January 22, 2025

Centralnesia

Pusat Berita, Pusat Informasi

Titi mengusulkan penggabungan UU Pemilu dan UU Pilkada ke dalam satu regulasi terpadu.

Titi mengusulkan penggabungan UU Pemilu dan UU Pilkada ke dalam satu regulasi terpadu.

CENTRALNESIA – Pakar kepemiluan dari Universitas Indonesia, Titi Anggraini, mendorong penggabungan Undang-Undang Pemilu dan Undang-Undang Pilkada menjadi satu undang-undang meskipun Mahkamah Konstitusi (MK) tidak secara eksplisit mengarahkan hal tersebut.

“Namun, dalam berbagai putusan MK, Mahkamah tidak lagi membuat pembedaan antara norma pemilu dan norma pilkada,” ujar Titi Anggraini, dosen Fakultas Hukum UI, menjawab pertanyaan ANTARA dari Semarang, Jumat.

Saat ditanya apakah Putusan MK Nomor 14/PUU-XI/2013 yang membahas keserentakan pemilu dan pilkada dapat menjadi dasar penyatuan kedua undang-undang, Titi menyatakan bahwa landasan utama untuk penyatuan lebih relevan mengacu pada Putusan MK No. 55/PUU-XVII/2019 dan Putusan MK No. 85/PUU-XX/2022, meskipun keduanya tidak menyebutkannya secara eksplisit.

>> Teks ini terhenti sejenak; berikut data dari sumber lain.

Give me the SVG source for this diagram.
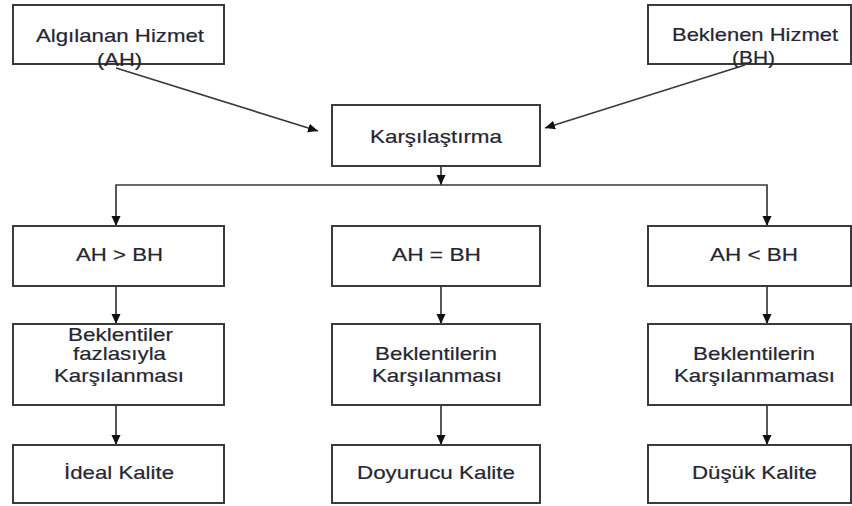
<svg xmlns="http://www.w3.org/2000/svg" width="852" height="506" viewBox="0 0 852 506">
<style>
.box{fill:#fff;stroke:#3a3a3a;stroke-width:2}
.lbl{font-family:"Liberation Sans",Arial,sans-serif;font-size:19px;fill:#262632;stroke:#262632;stroke-width:0.2}
.con{fill:none;stroke:#3a3a3a;stroke-width:1.7}
</style>
<defs>
<marker id="ah" markerUnits="userSpaceOnUse" markerWidth="10" markerHeight="10" refX="10" refY="5" orient="auto">
<path d="M0,0.5 L10,5 L0,9.5 z" fill="#111"/>
</marker>
</defs>
<rect width="852" height="506" fill="#fff"/>
<g id="connectors">
<path class="con" d="M116,68 L318,131" marker-end="url(#ah)"/>
<path class="con" d="M745,65 L545,128" marker-end="url(#ah)"/>
<path class="con" d="M441,166 V185" marker-end="url(#ah)"/>
<path class="con" d="M441,185 H116 V226" marker-end="url(#ah)"/>
<path class="con" d="M441,185 H767 V226" marker-end="url(#ah)"/>
<path class="con" d="M116,286 V324" marker-end="url(#ah)"/>
<path class="con" d="M441,286 V324" marker-end="url(#ah)"/>
<path class="con" d="M767,286 V324" marker-end="url(#ah)"/>
<path class="con" d="M116,405 V445" marker-end="url(#ah)"/>
<path class="con" d="M441,405 V445" marker-end="url(#ah)"/>
<path class="con" d="M767,405 V445" marker-end="url(#ah)"/>
</g>
<g id="ah-node">
<rect class="box" x="13" y="5" width="211" height="59"/>
<text class="lbl" x="36" y="42" textLength="168" lengthAdjust="spacingAndGlyphs">Algılanan Hizmet</text>
<text class="lbl" x="97" y="66" textLength="45" lengthAdjust="spacingAndGlyphs">(AH)</text>
</g>
<g id="bh-node">
<rect class="box" x="648" y="5" width="203" height="59"/>
<text class="lbl" x="672" y="41" textLength="166" lengthAdjust="spacingAndGlyphs">Beklenen Hizmet</text>
<text class="lbl" x="732" y="64" textLength="43" lengthAdjust="spacingAndGlyphs">(BH)</text>
</g>
<g id="karsilastirma">
<rect class="box" x="332" y="105" width="208" height="61"/>
<text class="lbl" x="370" y="143" textLength="132" lengthAdjust="spacingAndGlyphs">Karşılaştırma</text>
</g>
<g id="ah-gt-bh">
<rect class="box" x="13" y="226" width="211" height="60"/>
<text class="lbl" x="76" y="261" textLength="87" lengthAdjust="spacingAndGlyphs">AH &gt; BH</text>
</g>
<g id="ah-eq-bh">
<rect class="box" x="332" y="226" width="208" height="60"/>
<text class="lbl" x="392" y="261" textLength="89" lengthAdjust="spacingAndGlyphs">AH = BH</text>
</g>
<g id="ah-lt-bh">
<rect class="box" x="648" y="226" width="203" height="60"/>
<text class="lbl" x="710" y="261" textLength="88" lengthAdjust="spacingAndGlyphs">AH &lt; BH</text>
</g>
<g id="fazlasiyla">
<rect class="box" x="13" y="324" width="211" height="81"/>
<text class="lbl" x="68" y="341" textLength="105" lengthAdjust="spacingAndGlyphs">Beklentiler</text>
<text class="lbl" x="73" y="360" textLength="93" lengthAdjust="spacingAndGlyphs">fazlasıyla</text>
<text class="lbl" x="54" y="382" textLength="130" lengthAdjust="spacingAndGlyphs">Karşılanması</text>
</g>
<g id="karsilanmasi">
<rect class="box" x="332" y="324" width="208" height="81"/>
<text class="lbl" x="375" y="360" textLength="122" lengthAdjust="spacingAndGlyphs">Beklentilerin</text>
<text class="lbl" x="372" y="382" textLength="130" lengthAdjust="spacingAndGlyphs">Karşılanması</text>
</g>
<g id="karsilanmamasi">
<rect class="box" x="648" y="324" width="203" height="81"/>
<text class="lbl" x="693" y="360" textLength="122" lengthAdjust="spacingAndGlyphs">Beklentilerin</text>
<text class="lbl" x="674" y="382" textLength="161" lengthAdjust="spacingAndGlyphs">Karşılanmaması</text>
</g>
<g id="ideal">
<rect class="box" x="13" y="445" width="211" height="58"/>
<text class="lbl" x="64" y="479" textLength="110" lengthAdjust="spacingAndGlyphs">İdeal Kalite</text>
</g>
<g id="doyurucu">
<rect class="box" x="332" y="445" width="208" height="58"/>
<text class="lbl" x="357" y="479" textLength="158" lengthAdjust="spacingAndGlyphs">Doyurucu Kalite</text>
</g>
<g id="dusuk">
<rect class="box" x="648" y="445" width="203" height="58"/>
<text class="lbl" x="692" y="479" textLength="125" lengthAdjust="spacingAndGlyphs">Düşük Kalite</text>
</g>
</svg>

Menurut Titi, penyatuan ini penting untuk menjaga koherensi, harmonisasi, dan sinkronisasi pengaturan pemilu dan pilkada. Oleh karena itu, keduanya sudah seharusnya diatur dalam satu naskah undang-undang yang sama, yakni UU Pemilu.

“Putusan MK No. 85/PUU-XX/2022 menegaskan bahwa tidak ada lagi perbedaan rezim antara pemilu dan pilkada. Mahkamah menyatakan bahwa pilkada merupakan bagian dari pemilu,” tambah pegiat kepemiluan tersebut.

Titi juga menyebutkan bahwa urgensi penggabungan ini telah ditegaskan oleh Wakil Ketua MK Saldi Isra dalam sidang Perkara No. 101/PUU-XXII/2024 pada 30 Oktober 2024. Saldi menyampaikan bahwa MK telah secara eksplisit menyatakan tidak ada perbedaan rezim antara pemilu dan pilkada, sehingga DPR ke depan perlu menyatukan keduanya dalam satu undang-undang.

Selain itu, perbaikan aturan dianggap penting karena sejumlah putusan MK telah memberikan arahan untuk melakukan revisi atau perubahan terhadap undang-undang yang berlaku, yang sering disebut sebagai perintah pengadilan (judicial order).

Saldi Isra juga mengingatkan agar pembahasan terkait aturan pemilu selesai sebelum tahapan pemilu dimulai. “Setelah tahapan dimulai, hal-hal prinsipil sebaiknya tidak lagi diubah, baik oleh DPR maupun MK, seperti persyaratan dan sebagainya,” kata dia.

Sebelumnya, DPR RI dan pemerintah telah menyiapkan Rancangan Undang-Undang Pemilu (RUU Pemilu) yang menggabungkan UU Pemilu dan UU Pilkada.

Dalam draf RUU Pemilu yang diperbarui pada 26 November 2020, salah satu pertimbangan penggabungan adalah kebutuhan untuk menyederhanakan, menyatukan, dan menyesuaikan UU Nomor 1 Tahun 2015 tentang Pilkada dan UU Nomor 7 Tahun 2017 tentang Pemilu dengan perkembangan demokrasi serta dinamika kehidupan berbangsa dan bernegara.

Putusan MK No. 55/PUU-XVII/2019 juga menjadi rujukan, khususnya pada alternatif ke-4 yang menyarankan pelaksanaan pemilu serentak nasional untuk memilih anggota DPR, DPD, Presiden/Wakil Presiden, dan diikuti pemilu serentak lokal untuk memilih anggota DPRD provinsi, DPRD kabupaten/kota, gubernur, serta bupati/wali kota.